UA Recognizes 50th Anniversary of Stand in the Schoolhouse Door
Fifty years after the first two African-American students enrolled at The University of Alabama following then Gov. George Wallace’s unsuccessful “Stand in the Schoolhouse Door,” UA commemorated that historic day and celebrated 50 years of progress with a public program featuring speakers and musical performances. This commemoration, along with an interfaith prayer breakfast on June 7 and a leadership conference for high school students on June 10, are part of a year-long recognition of the desegregation of the Capstone.

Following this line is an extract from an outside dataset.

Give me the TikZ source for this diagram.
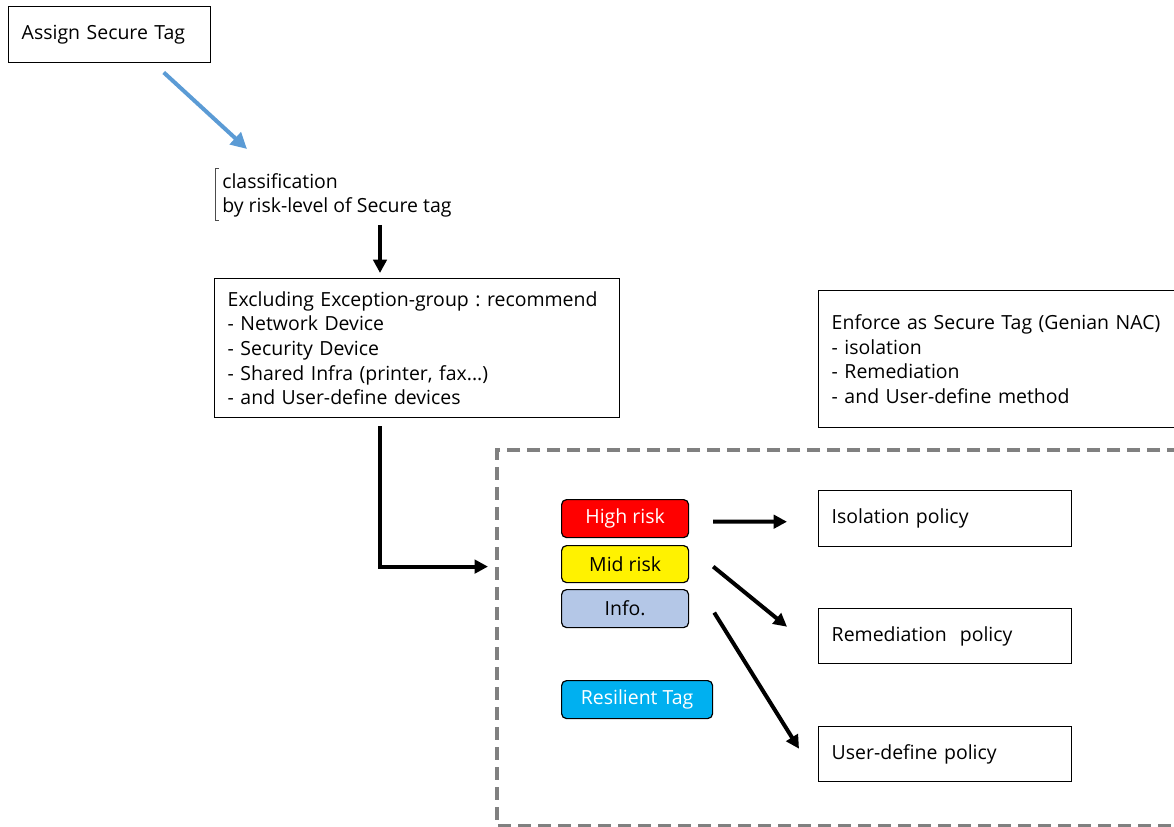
\documentclass[tikz,border=0pt]{standalone}
\usepackage{fontspec}
\setmainfont{Open Sans}
\usetikzlibrary{arrows.meta,calc}
\frenchspacing
\newlength\px
\setlength\px{0.75pt}
\newcommand\dgfont{\fontsize{14.6}{18.4}\selectfont}
\definecolor{infoblue}{RGB}{180,199,231}
\definecolor{tagblue}{RGB}{0,176,240}
\definecolor{arrowblue}{RGB}{91,155,213}
\definecolor{dashgray}{RGB}{128,128,128}
\tikzset{
  lbox/.style 2 args={draw, line width=1.1pt, anchor=north west, inner xsep=13\px, inner ysep=0pt,
    text width=#1\px, minimum height=#2\px, align=left, font=\dgfont},
  rbox/.style={draw, line width=0.9pt, rounded corners=5\px, anchor=north west, inner sep=0pt,
    minimum width=#1\px, minimum height=38\px, font=\dgfont},
  blk/.style={line width=3pt, -{Triangle[length=10pt,width=10pt]}},
}
\begin{document}
\begin{tikzpicture}[x=0.75pt,y=-0.75pt]
\useasboundingbox (0,0) rectangle (1174,827);
% dashed region
\draw[dashgray, line width=3pt, dash pattern=on 9.5pt off 5.5pt] (1200,450) -- (497,450) -- (497,826) -- (1200,826);
\node (assign) at (8,6)[lbox={176}{56}] {Assign Secure Tag};
\node (cls) at (222,173)[anchor=north west, inner sep=0pt, align=left, font=\dgfont] {classification\\by risk-level of Secure tag};
\draw[line width=0.6pt, black!70] ($(cls.north west)+(-3,-5)$) -- ($(cls.north west)+(-7,-5)$) -- ($(cls.south west)+(-7,3)$) -- ($(cls.south west)+(-3,3)$);
\node (excl) at (214,278)[lbox={379}{139}] {Excluding Exception-group : recommend\\- Network Device\\- Security Device\\- Shared Infra (printer, fax...)\\- and User-define devices};
\node (enf) at (818,290)[lbox={360}{137}] {Enforce as Secure Tag (Genian NAC)\\- isolation\\- Remediation\\- and User-define method};
\node (high) at (561,499)[rbox=127, fill=red, text=white] {High risk};
\node (mid) at (561,545)[rbox=127, fill=yellow, minimum height=37\px] {Mid risk};
\node (info) at (561,589)[rbox=127, fill=infoblue] {Info.};
\node (resil) at (561,680)[rbox=151, fill=tagblue, text=white] {Resilient Tag};
\node (iso) at (818,490)[lbox={227}{56}] {Isolation policy};
\node (rem) at (818,608)[lbox={227}{55}] {Remediation~~policy};
\node (udef) at (818,726)[lbox={227}{55}] {User-define policy};
% connectors
\draw[line width=3pt, arrowblue, -{Triangle[length=12pt,width=12pt]}] ($(assign.south)+(54,9)$) -- ($(cls.north west)+(25,-24)$);
\draw[blk] ($(excl.north west)+(166,-53)$) -- ($(excl.north west)+(166,-5)$);
\draw[blk] ($(excl.south west)+(166,8)$) |- ($(mid.west)+(-73,2.5)$);
\draw[blk] ($(high.east)+(24,3)$) -- ($(iso.west)+(-31,3)$);
\draw[blk] ($(mid.east)+(24,2.5)$) -- ($(rem.west)+(-31,-9.5)$);
\draw[blk] ($(info.east)+(25,4)$) -- ($(udef.west)+(-19,-5.5)$);
\end{tikzpicture}
\end{document}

Dr. Judy Bonner, president of The University of Alabama, welcomed attendees who gathered to recognize the anniversary of the Stand in the Schoolhouse Door. Alumni, students, faculty, staff, public officials and members of the community came together for a reception in the Malone-Hood Plaza and a program in Foster Auditorium the evening of June 11.
Speakers for the evening addressed the theme for the year-long recognition: “Through the Doors. Courage. Change. Progress.” Interspersed throughout the program were musical selections by UA student Joshua Williams, accompanied by Dr. Noel Engebretson; and UA alumnus Dr. Everett McCorvey, accompanied by Dr. Tedrin Blair Lindsay.
Zaneta Lowe, UA alumna and TV journalist, described the changes the University community has seen since 1963. Another UA alumnus, Andre Taylor, who is also a past president of the UA National Alumni Association, addressed the audience on the topic of progress. Judge John England, UA alumnus and a member of The University of Alabama Board of Trustees, invited the audience to consider the opportunities and challenges that the next 50 years will hold.